The people of Italy will head to the polls to elect a new parliament. The country’s electoral system has undergone reform and, for the first time, one-third of the votes will be cast under a first-past-the-post system and two-thirds under traditional proportional representation. The hope is that this new method will help make it easier for the bigger parties to enter the notoriously fractured Italian parliament and bring stability (Italy has had a whopping 64 governments since the Second World War).
This will be nothing new for Italians. The main forces battling it out are Silvio Berlusconi’s center-right Forza Italia, which is in alliance with the anti-immigration populist Lega di Nord; former Prime Minister Matteo Renzi and his center-left Partito Democratico; and Luigi Di Maio’s anti-establishment Five Star Movement (M5S). Caretaker Prime Minister Paolo Gentiloni has ruled out seeing the PD go into coalition with Forza Italia, which is why we will most likely see a hung parliament and protracted coalition negotiations.
On Saturday, the right (Lega) and the left (M5S) battled it out on the streets of Milan and Pisa, while anti-fascists held a big demonstration in Rome entitled “Mai Piu Fascismo” (never again fascism).
Meanwhile, in Germany we can expect the result of the Social Democratic Party (SPD) membership’s vote on whether they agree to join a “grand coalition” with Angela Merkel’s Christian Democratic Union and its Bavarian sister party, the right-wing Christian Socialists (CSU). The September 2017 election was inconclusive and the embattled German chancellor has since then tried to form a coalition. Her first attempt failed and she finally came to an agreement in principle with the SPD, which has had to go to its base to ask for permission to enter government.
There are big undercurrents in the SPD that do not favour another grand coalition because the party did not do well in the polls after four years in a similar government. It achieved a measly 22 percent of the vote, which was its worst election result in post-war Germany. The outcome of the members’ plebiscite is far from certain and everyone fears new elections. According to the latest polls, the SPD has lost another few percentage points and the right-wing Alternative fuer Deutschland has made up ground since September, crossing the 15 percent mark. Merkel has so far refused to form a minority government and she may have a point. Whereas these constructs are not unusual in Norway, Sweden and Denmark, they are not part of the political culture in the Bundestag (German parliament). German politics are also far more polarized and are bound to become more so now that the right-wing AfD has entered parliament.
Italian election and German coalition vote will shape how the continent deals with its societal and economic issues, as well as inform the tone of other EU member states.
These developments are not merely nice-to-observe European idiosyncrasies. They matter. Germany is the world’s fourth-largest and Europe’s largest economy and Italy is Europe’s third-largest.

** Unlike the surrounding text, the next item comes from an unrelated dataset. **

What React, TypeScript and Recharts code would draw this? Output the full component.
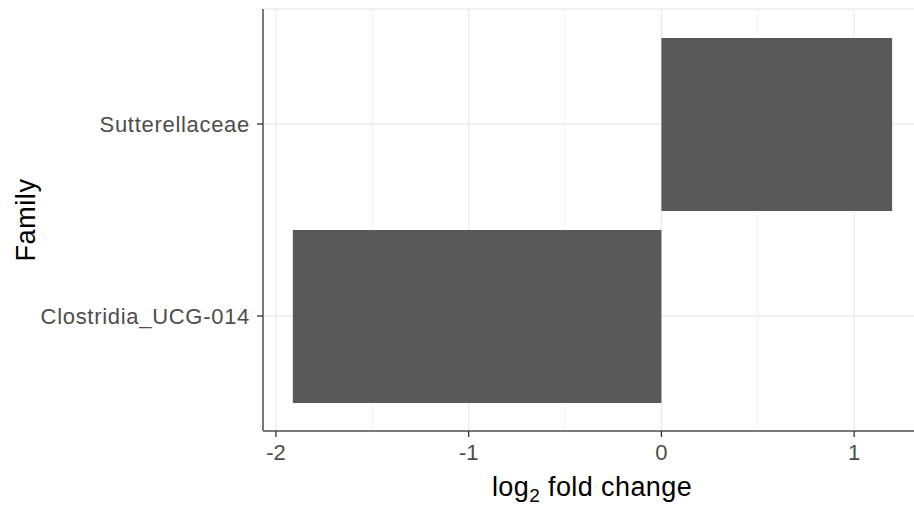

Germany is the economic powerhouse of Europe and one of the world’s great trading nations. It is an anchor for stability in the EU, which is particularly pertinent in the light of Brexit. Henry Kissinger used to complain that he had no phone number for Europe; Merkel has become that phone number — whether dealing with the economic woes in Southern Europe, the Ukraine crisis or handling Russia in the context of the Syria conflict. While Emmanuel Macron has ascended to the leadership position, he still has to prove in France that his economic and political revolution has legs. The populists of Marine Le Pen’s Front National may have gone quiet, but they have not gone away.
Italy is also economically important. The economy has stabilized somewhat since the eurozone crisis, but we are far from being out of the woods. There is still $369 billion-worth of bad debt on the balance sheets of Italian banks. Life in the financial sector will become a lot harder when the ECB stops purchasing Italian bonds as it tightens its balance sheet. Rising interest rates, which will eventually be brought in throughout Europe, are bound to provoke more woes for Italian banks and the economy at large.
Developments in Italy and Germany also matter because they highlight the societal undercurrents permeating through most European countries. The populist right is emboldened (AfD, Lega) and increasingly entering parliament and the mainstream. There are the populists on the left as well. Immigration is a big theme: Germany welcomed one million refugees in 2015 and has had its fair share of problems integrating them. Italy bore the brunt of refugees from Africa and, to a lesser extent, the Middle East via the Mediterranean route. In 2017, there were 120,000. There were considerably more in the preceding years, but agreements with Libya held many back — although they are now housed there in inhumane conditions. European solidarity is meager when it comes to dividing up the refugee flow amongst its 28 member states. The migrants have therefore shaped the look of many quarters in Naples, Rome, Como and other cities; so much so that Berlusconi has promised to deport as many as 600,000 in a year if he comes to power. What happens in the election will therefore have a huge impact on the narrative of how Italy deals with its refugees.
The world’s media may not have focused much on what is happening in Europe next weekend, but the outcome of the SPD party vote and the Italian election will shape how the continent deals with its societal and economic issues, as well as inform the tone of other EU member states.